Der heutige Tagesvers nennt eine Bitte aus dem Vaterunser, die wir damit an unser Verhalten koppeln. Wir bitten Gott, er möge uns so vergeben, wie wir denen vergeben, die an uns schuldig geworden sind. Von Gott erwarten und erhoffen wir, dass er auf unser Versagen nie wieder zu sprechen kommt, wenn er uns vergeben hat; aber das dürfen wir nur erwarten, wenn wir auch nichts Vergebenes bei passender Gelegenheit wieder hervorkramen, um es unserem Nächsten aufs Neue unter die Nase zu reiben. Wenn wir glauben können, dass Gott unsere Sünden »hinter seinen Rücken geworfen und ins tiefste Meer versenkt« hat, dann wollen wir aus Dankbarkeit gegenüber Gottes Güte auch von Herzen alles Unrecht vergeben, das uns angetan wurde.

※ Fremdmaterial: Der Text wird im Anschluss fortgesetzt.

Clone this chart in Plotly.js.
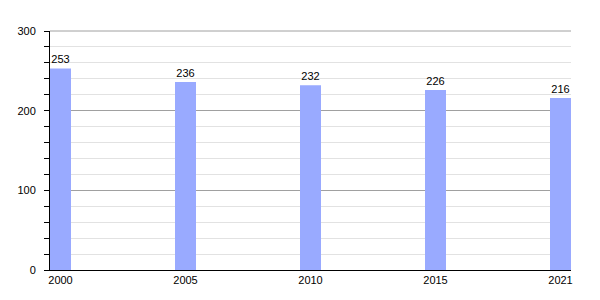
<!DOCTYPE html>
<html>
<head>
<meta charset="utf-8">
<script src="https://cdn.plot.ly/plotly-3.0.1.min.js"></script>
<style>html,body{margin:0;padding:0;background:#fff;}#chart{width:600px;height:300px;}</style>
</head>
<body>
<div id="chart"></div>
<script>
const years = ["2000", "2005", "2010", "2015", "2021"];
const values = [253, 236, 232, 226, 216];
const yTicks = [0, 100, 200, 300];

const trace = {
  type: 'bar',
  x: years,
  y: values,
  text: values.map(String),
  textposition: 'outside',
  cliponaxis: false,
  textfont: {family: 'Liberation Sans, Arial, sans-serif', size: 11, color: '#000'},
  marker: {color: '#99aaff', line: {width: 0}},
  width: 0.168,
  hoverinfo: 'none'
};

const layout = {
  width: 600, height: 300,
  margin: {l: 50, r: 29, t: 31, b: 30},
  paper_bgcolor: '#fff', plot_bgcolor: '#fff',
  showlegend: false,
  font: {family: 'Liberation Sans, Arial, sans-serif', size: 11, color: '#000'},
  xaxis: {
    type: 'category',
    range: [-0.084, 4.084],
    showgrid: false,
    showline: true, linecolor: '#000', linewidth: 1,
    ticks: '', ticklen: 0,
    tickfont: {size: 11},
    zeroline: false,
    fixedrange: true
  },
  yaxis: {
    range: [0, 300],
    tickvals: yTicks,
    ticktext: yTicks.map(String),
    showgrid: true, gridcolor: '#a0a0a0', gridwidth: 1,
    showline: true, linecolor: '#000', linewidth: 1,
    ticks: 'outside', ticklen: 5, tickcolor: '#000',
    ticklabelstandoff: 6,
    zeroline: false,
    minor: {dtick: 20, showgrid: true, gridcolor: '#e2e2e2', gridwidth: 1, ticks: 'outside', ticklen: 5, tickcolor: '#000'},
    tickfont: {size: 11},
    fixedrange: true
  },
  shapes: [{
    type: 'line', xref: 'paper', yref: 'paper',
    x0: 0, x1: 1, y0: 1, y1: 1,
    line: {color: '#a0a0a0', width: 1},
    layer: 'below'
  }]
};

Plotly.newPlot('chart', [trace], layout, {displayModeBar: false, staticPlot: true});
</script>
</body>
</html>
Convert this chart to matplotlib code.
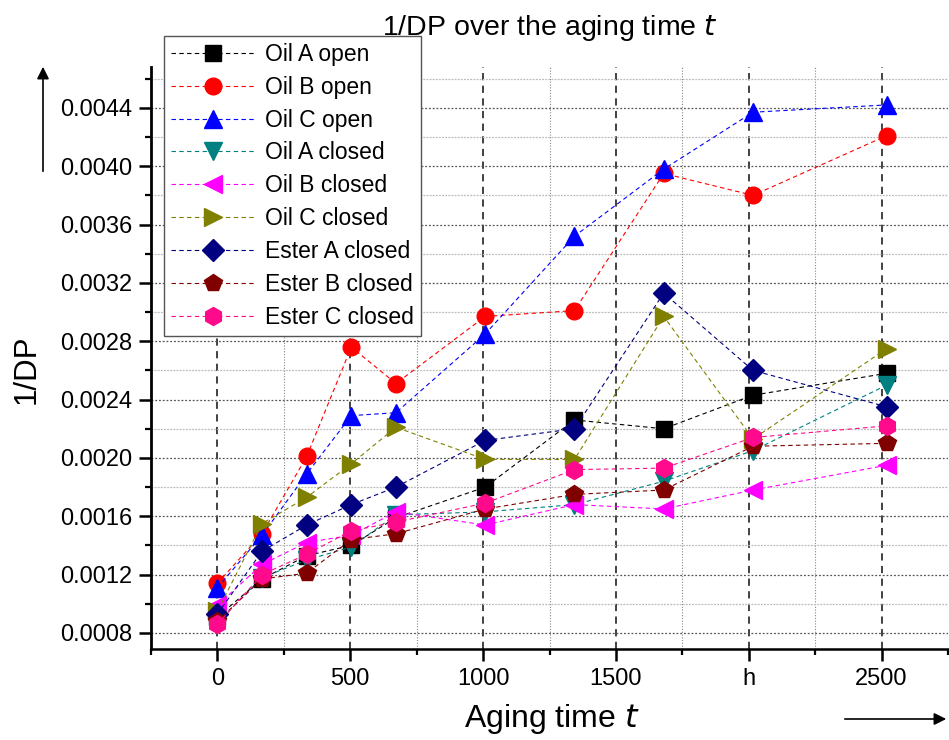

Ja, aber wenn wir ganz tief verletzt wurden? Haben wir dann nicht das Recht, das auch zu zeigen? Ich weiß wohl, dass der Teufel uns immer wieder an solche Ereignisse erinnern will. Und er hat dann seine höllische Freude daran, wenn wir unsere Wunden betrachten und nicht aufhören, auf Vergeltung zu sinnen. Das ist aber das gefährlichste Mittel, um Zwietracht, Missmut und Misstrauen wachsen zu lassen. Herzliche Verbundenheit, Liebe und Mitgefühl können da nicht aufkommen. Wie traurig sieht es dann in solcher Ehe und Familie aus! Wie bringen wir uns dann selbst um all das Gute, das Gott uns in diesen innigsten Gemeinschaften schenken will! Nein, wir sollten klar erkennen, dass nur unser altes, böses Herz verwundet werden kann. Wenn wir als Christen wirklich ein neues Leben bekommen haben, so ist das für alles Selbstmitleid und für alle Rachegedanken gestorben und wir können im Bewusstsein der Vergebung und Liebe des himmlischen Vaters auch von Herzen vergeben. Gott möge es allen schenken, die Gottes Vergebung bereits kennengelernt haben.
Hermann Grabe
- Wie gehen Sie mit Verletzungen um? Gerade auch mit solchen, für die Sie noch nie wirklich um Vergebung gebeten wurden?
- Jemand, der perfekt sein will, sollte lernen zu vergeben. Wie Gott mir, so ich dir.